Request
Leave out the pictures and repeat the rest of the material exactly.

::::::::::

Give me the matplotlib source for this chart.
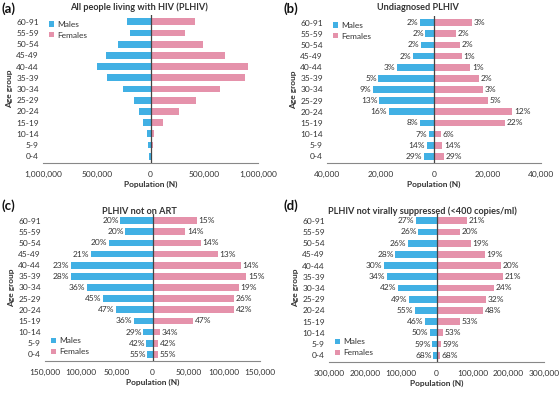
import matplotlib
matplotlib.use("Agg")
import matplotlib.pyplot as plt
from matplotlib.ticker import FuncFormatter
import numpy as np

plt.rcParams['font.family'] = ['Lato', 'DejaVu Sans']

age_groups = ["0-4", "5-9", "10-14", "15-19", "20-24", "25-29", "30-34",
              "35-39", "40-44", "45-49", "50-54", "55-59", "60-91"]

# values listed from 0-4 up to 60-91
a_males = [15000, 22000, 34000, 74000, 108000, 155000, 257000, 409000, 495000, 415000, 300000, 192000, 214000]
a_females = [9000, 19000, 31000, 118000, 269000, 427000, 650000, 876000, 904000, 690000, 489000, 322000, 412000]

b_males = [3700, 2700, 2000, 5400, 16900, 20500, 22900, 20800, 13900, 7800, 4900, 3200, 5100]
b_females = [3900, 3100, 2600, 26600, 29300, 20000, 18400, 16900, 13600, 10500, 9700, 8200, 14100]
b_males_pct = ["29%", "14%", "7%", "8%", "16%", "13%", "9%", "5%", "3%", "2%", "2%", "2%", "2%"]
b_females_pct = ["29%", "14%", "6%", "22%", "12%", "5%", "3%", "2%", "1%", "1%", "2%", "2%", "3%"]

c_males = [7000, 8400, 12600, 25600, 51200, 68800, 91600, 114000, 114000, 86000, 60500, 37700, 44700]
c_females = [7000, 7900, 10200, 56700, 114000, 113500, 120900, 130700, 122800, 90700, 67000, 45600, 61400]
c_males_pct = ["55%", "42%", "29%", "36%", "47%", "45%", "36%", "28%", "23%", "21%", "20%", "20%", "20%"]
c_females_pct = ["55%", "42%", "34%", "47%", "42%", "26%", "19%", "15%", "14%", "13%", "14%", "14%", "15%"]

d_males = [9300, 12000, 18600, 32600, 60000, 76000, 107000, 139000, 146000, 114600, 80000, 50300, 57800]
d_females = [9300, 13000, 17700, 64300, 130500, 138000, 161000, 186400, 180800, 135000, 95000, 64300, 85700]
d_males_pct = ["68%", "59%", "50%", "46%", "55%", "49%", "42%", "34%", "30%", "28%", "26%", "26%", "27%"]
d_females_pct = ["68%", "59%", "53%", "53%", "48%", "32%", "24%", "21%", "20%", "19%", "19%", "20%", "21%"]

BLUE = "#41b0e4"
PINK = "#e592ab"
TXT = "#333333"

fig = plt.figure(figsize=(5.6, 3.96), dpi=100)

def px(l, b, r, t):
    W, H = 560.0, 396.0
    return [l / W, 1 - b / H, (r - l) / W, (b - t) / H]

panels = [
    dict(rect=px(43, 163, 258, 15), m=a_males, f=a_females, mp=None, fp=None,
         lim=1000000, ticks=[-1000000, -500000, 0, 500000, 1000000],
         title="All people living with HIV (PLHIV)", lab="(a)", leg="upper left",
         tx=139, ty=7, lx=2, ly=9),
    dict(rect=px(327, 163, 541, 16), m=b_males, f=b_females, mp=b_males_pct, fp=b_females_pct,
         lim=40000, ticks=[-40000, -20000, 0, 20000, 40000],
         title="Undiagnosed PLHIV", lab="(b)", leg="upper left",
         tx=418, ty=7, lx=283, ly=9),
    dict(rect=px(45, 361, 260, 214), m=c_males, f=c_females, mp=c_males_pct, fp=c_females_pct,
         lim=150000, ticks=[-150000, -100000, -50000, 0, 50000, 100000, 150000],
         title="PLHIV not on ART", lab="(c)", leg="lower left",
         tx=139, ty=212, lx=2, ly=206),
    dict(rect=px(329, 362, 544, 214), m=d_males, f=d_females, mp=d_males_pct, fp=d_females_pct,
         lim=300000, ticks=[-300000, -200000, -100000, 0, 100000, 200000, 300000],
         title="PLHIV not virally suppressed (<400 copies/ml)", lab="(d)", leg="lower left",
         tx=422, ty=211, lx=283, ly=206),
]

fmt = FuncFormatter(lambda v, p: f"{abs(int(round(v))):,}")
FS = 6.0

for P in panels:
    ax = fig.add_axes(P["rect"])
    y = np.arange(len(age_groups))
    m = np.array(P["m"], dtype=float)
    f = np.array(P["f"], dtype=float)
    ax.barh(y, -m, height=0.6, color=BLUE, label="Males", zorder=2)
    ax.barh(y, f, height=0.6, color=PINK, label="Females", zorder=2)
    ax.axvline(0, color="#444444", lw=0.9, zorder=3)
    ax.set_xlim(-P["lim"], P["lim"])
    ax.set_ylim(-0.6, len(age_groups) - 0.4)
    ax.set_yticks(y)
    ax.set_yticklabels(age_groups)
    ax.set_xticks(P["ticks"])
    ax.xaxis.set_major_formatter(fmt)
    ax.tick_params(axis="both", length=0, labelsize=FS, colors=TXT, pad=3)
    ax.tick_params(axis="x", pad=6)
    for s in ["top", "right", "left"]:
        ax.spines[s].set_visible(False)
    ax.spines["bottom"].set_color("#888888")
    ax.spines["bottom"].set_linewidth(0.8)
    ax.set_xlabel("Population (N)", fontsize=FS, fontweight="bold", color=TXT, labelpad=2)
    ax.set_ylabel("Age group", fontsize=FS, fontweight="bold", color=TXT, labelpad=2)
    off = P["lim"] * 0.015
    if P["mp"] is not None:
        for i in range(len(age_groups)):
            ax.text(-m[i] - off, y[i], P["mp"][i], ha="right", va="center",
                    fontsize=FS, color=TXT)
            ax.text(f[i] + off, y[i], P["fp"][i], ha="left", va="center",
                    fontsize=FS, color=TXT)
    leg = ax.legend(loc=P["leg"], frameon=False, fontsize=FS, handlelength=0.6,
                    handleheight=0.6, handletextpad=0.4, labelspacing=0.45,
                    borderaxespad=0.3)
    for t in leg.get_texts():
        t.set_color(TXT)
    fig.text(P["tx"] / 560.0, 1 - P["ty"] / 396.0, P["title"], ha="center", va="center",
             fontsize=6.6, fontweight="bold", color=TXT)
    fig.text(P["lx"] / 560.0, 1 - P["ly"] / 396.0, P["lab"], ha="left", va="center",
             fontsize=9.5, fontweight="bold", color="#111111")

fig.savefig("out.png", dpi=100)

::::::::::

Correct output
Give me the matplotlib source for this chart.
import matplotlib
matplotlib.use("Agg")
import matplotlib.pyplot as plt
from matplotlib.ticker import FuncFormatter
import numpy as np

plt.rcParams['font.family'] = ['Lato', 'DejaVu Sans']

age_groups = ["0-4", "5-9", "10-14", "15-19", "20-24", "25-29", "30-34",
              "35-39", "40-44", "45-49", "50-54", "55-59", "60-91"]

# values listed from 0-4 up to 60-91
a_males = [15000, 22000, 34000, 74000, 108000, 155000, 257000, 409000, 495000, 415000, 300000, 192000, 214000]
a_females = [9000, 19000, 31000, 118000, 269000, 427000, 650000, 876000, 904000, 690000, 489000, 322000, 412000]

b_males = [3700, 2700, 2000, 5400, 16900, 20500, 22900, 20800, 13900, 7800, 4900, 3200, 5100]
b_females = [3900, 3100, 2600, 26600, 29300, 20000, 18400, 16900, 13600, 10500, 9700, 8200, 14100]
b_males_pct = ["29%", "14%", "7%", "8%", "16%", "13%", "9%", "5%", "3%", "2%", "2%", "2%", "2%"]
b_females_pct = ["29%", "14%", "6%", "22%", "12%", "5%", "3%", "2%", "1%", "1%", "2%", "2%", "3%"]

c_males = [7000, 8400, 12600, 25600, 51200, 68800, 91600, 114000, 114000, 86000, 60500, 37700, 44700]
c_females = [7000, 7900, 10200, 56700, 114000, 113500, 120900, 130700, 122800, 90700, 67000, 45600, 61400]
c_males_pct = ["55%", "42%", "29%", "36%", "47%", "45%", "36%", "28%", "23%", "21%", "20%", "20%", "20%"]
c_females_pct = ["55%", "42%", "34%", "47%", "42%", "26%", "19%", "15%", "14%", "13%", "14%", "14%", "15%"]

d_males = [9300, 12000, 18600, 32600, 60000, 76000, 107000, 139000, 146000, 114600, 80000, 50300, 57800]
d_females = [9300, 13000, 17700, 64300, 130500, 138000, 161000, 186400, 180800, 135000, 95000, 64300, 85700]
d_males_pct = ["68%", "59%", "50%", "46%", "55%", "49%", "42%", "34%", "30%", "28%", "26%", "26%", "27%"]
d_females_pct = ["68%", "59%", "53%", "53%", "48%", "32%", "24%", "21%", "20%", "19%", "19%", "20%", "21%"]

BLUE = "#41b0e4"
PINK = "#e592ab"
TXT = "#333333"

fig = plt.figure(figsize=(5.6, 3.96), dpi=100)

def px(l, b, r, t):
    W, H = 560.0, 396.0
    return [l / W, 1 - b / H, (r - l) / W, (b - t) / H]

panels = [
    dict(rect=px(43, 163, 258, 15), m=a_males, f=a_females, mp=None, fp=None,
         lim=1000000, ticks=[-1000000, -500000, 0, 500000, 1000000],
         title="All people living with HIV (PLHIV)", lab="(a)", leg="upper left",
         tx=139, ty=7, lx=2, ly=9),
    dict(rect=px(327, 163, 541, 16), m=b_males, f=b_females, mp=b_males_pct, fp=b_females_pct,
         lim=40000, ticks=[-40000, -20000, 0, 20000, 40000],
         title="Undiagnosed PLHIV", lab="(b)", leg="upper left",
         tx=418, ty=7, lx=283, ly=9),
    dict(rect=px(45, 361, 260, 214), m=c_males, f=c_females, mp=c_males_pct, fp=c_females_pct,
         lim=150000, ticks=[-150000, -100000, -50000, 0, 50000, 100000, 150000],
         title="PLHIV not on ART", lab="(c)", leg="lower left",
         tx=139, ty=212, lx=2, ly=206),
    dict(rect=px(329, 362, 544, 214), m=d_males, f=d_females, mp=d_males_pct, fp=d_females_pct,
         lim=300000, ticks=[-300000, -200000, -100000, 0, 100000, 200000, 300000],
         title="PLHIV not virally suppressed (<400 copies/ml)", lab="(d)", leg="lower left",
         tx=422, ty=211, lx=283, ly=206),
]

fmt = FuncFormatter(lambda v, p: f"{abs(int(round(v))):,}")
FS = 6.0

for P in panels:
    ax = fig.add_axes(P["rect"])
    y = np.arange(len(age_groups))
    m = np.array(P["m"], dtype=float)
    f = np.array(P["f"], dtype=float)
    ax.barh(y, -m, height=0.6, color=BLUE, label="Males", zorder=2)
    ax.barh(y, f, height=0.6, color=PINK, label="Females", zorder=2)
    ax.axvline(0, color="#444444", lw=0.9, zorder=3)
    ax.set_xlim(-P["lim"], P["lim"])
    ax.set_ylim(-0.6, len(age_groups) - 0.4)
    ax.set_yticks(y)
    ax.set_yticklabels(age_groups)
    ax.set_xticks(P["ticks"])
    ax.xaxis.set_major_formatter(fmt)
    ax.tick_params(axis="both", length=0, labelsize=FS, colors=TXT, pad=3)
    ax.tick_params(axis="x", pad=6)
    for s in ["top", "right", "left"]:
        ax.spines[s].set_visible(False)
    ax.spines["bottom"].set_color("#888888")
    ax.spines["bottom"].set_linewidth(0.8)
    ax.set_xlabel("Population (N)", fontsize=FS, fontweight="bold", color=TXT, labelpad=2)
    ax.set_ylabel("Age group", fontsize=FS, fontweight="bold", color=TXT, labelpad=2)
    off = P["lim"] * 0.015
    if P["mp"] is not None:
        for i in range(len(age_groups)):
            ax.text(-m[i] - off, y[i], P["mp"][i], ha="right", va="center",
                    fontsize=FS, color=TXT)
            ax.text(f[i] + off, y[i], P["fp"][i], ha="left", va="center",
                    fontsize=FS, color=TXT)
    leg = ax.legend(loc=P["leg"], frameon=False, fontsize=FS, handlelength=0.6,
                    handleheight=0.6, handletextpad=0.4, labelspacing=0.45,
                    borderaxespad=0.3)
    for t in leg.get_texts():
        t.set_color(TXT)
    fig.text(P["tx"] / 560.0, 1 - P["ty"] / 396.0, P["title"], ha="center", va="center",
             fontsize=6.6, fontweight="bold", color=TXT)
    fig.text(P["lx"] / 560.0, 1 - P["ly"] / 396.0, P["lab"], ha="left", va="center",
             fontsize=9.5, fontweight="bold", color="#111111")

fig.savefig("out.png", dpi=100)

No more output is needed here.